Setting The Stage for Parallel Execution
We're going to need to load a few libraries into our R session before we can execute anything outside of our single-thread. We'll use the doParallel and foreach because they allow us to focus on what to parallelize rather than how to coordinate our threads.
data(iris)
library(parallel)
library(iterators)
library(doParallel)
library(foreach)
Knowing that calculations in R will be single-threaded, we want to use the parallel package to operate on logical subsets of the data simultaneously. For example, I loaded a set of data about Iris which contains a number of different species. One way I might want to parallelize is to fit the same each species simultaneously. For that, I'm going to have to split the data by species:
>
species.split <- split(iris, iris$Species)
This gives us a list we can iterate over -- or parallelize. From here on out, it's simply a question of deciding what resources we want to leverage: local CPUs or remote hosts.
FORKs and SOCKs
We're going to use the makeCluster function to bind together a set of computational resources. But first we need to decide: do we want to use only local CPUs, or is it necessary to open up socket connections to other machines distribute our workload? In the former case we'll use makeCluster to create what's called a FORK cluster (in that it uses UNIX's fork call to create slaves). In the latter, we'll create a SOCK cluster by opening up sockets to a list of remote hosts and starting slave processes on them.

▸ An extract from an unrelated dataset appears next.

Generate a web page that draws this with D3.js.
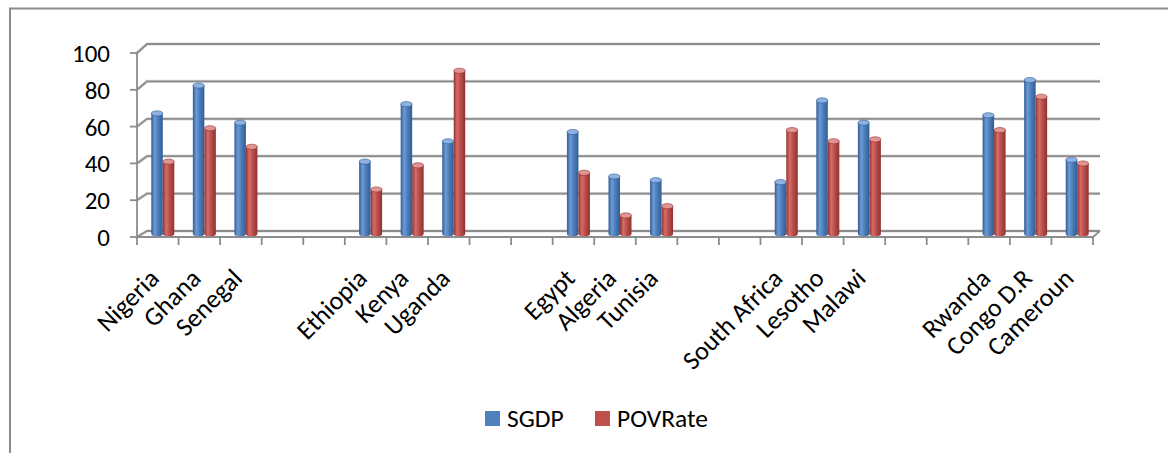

Here's a FORK cluster which uses all my cores:
>
cl <- makeCluster(detectCores())
registerDoParallel(cl)
And here's a SOCK cluster across three nodes (password-less SSH is required)
>
hostlist <- c("10.0.0.1", "10.0.0.2", "10.0.0.3")
cl <- makeCluster(hostlist)
registerDoParallel(cl)
In each case, I call registerDoParallel to bind this cluster to the %dopar% operator. This is the operator which will let us easily iterate in parallel.
Running in Parallel
Once we've got something to iterate over and a cluster with which to do it, modeling in parallel becomes straightforward. Suppose I want to fit a model of sepal length as a linear combination of petal characteristics. In that case, the code is simply:
>
species.models <- foreach(i=species.split) %dopar% {
m<-lm(i$Sepal.Length ~ i$Petal.Width*i$Petal.Length);
return(m)
}
But I'm not just restricted to fitting linear models on my little cluster. I can run k-means clustering for several different k simultaneously using basically the same block:
>
species.clusters<- foreach(i=2:5) %dopar% {
km <- kmeans(iris, i);
return(km)
}
When I'm done with my block, I can just call stopCluster(cl) to ensure my processes terminate and I'm not hogging resources.
Using Hadoop
Finally, there will be situations in which I need to deploy in parallel against much larger datasets -- specifically, datasets stored in HDFS. Both Hive and Pig will let me run an R script as part of a streaming process. In Hive, the TRANSFORM operator will send data to an R Script. In Pig, you can use the STREAM operator to send a whole bag to an R script. However, you can't stream from within Pig's FOREACH blocks, so I occasionally use a UDF which invokes R scripts for me.
Regardless of the method you choose to send HDFS data to an R process, it's important to make sure your R script can consume data streaming from standard input. I find the most expedient way of doing this via the file function. A typical script might start:
#! /usr/bin/env Rscript
#Connection to STDIN for reading a data frame
con <- file(description="stdin")
my.data.frame <- read.table(con, header=FALSE, sep=",")
Summary
We've covered several ways to push R beyond the the bounds of its single-threaded core. There are forking and socket mechanisms for spreading our work around, not to mention tricks for leveraging the power of Hadoop Streaming. In each case, however, one thing stands out: we must be smart as modelers and understand what can and should be done in parallel.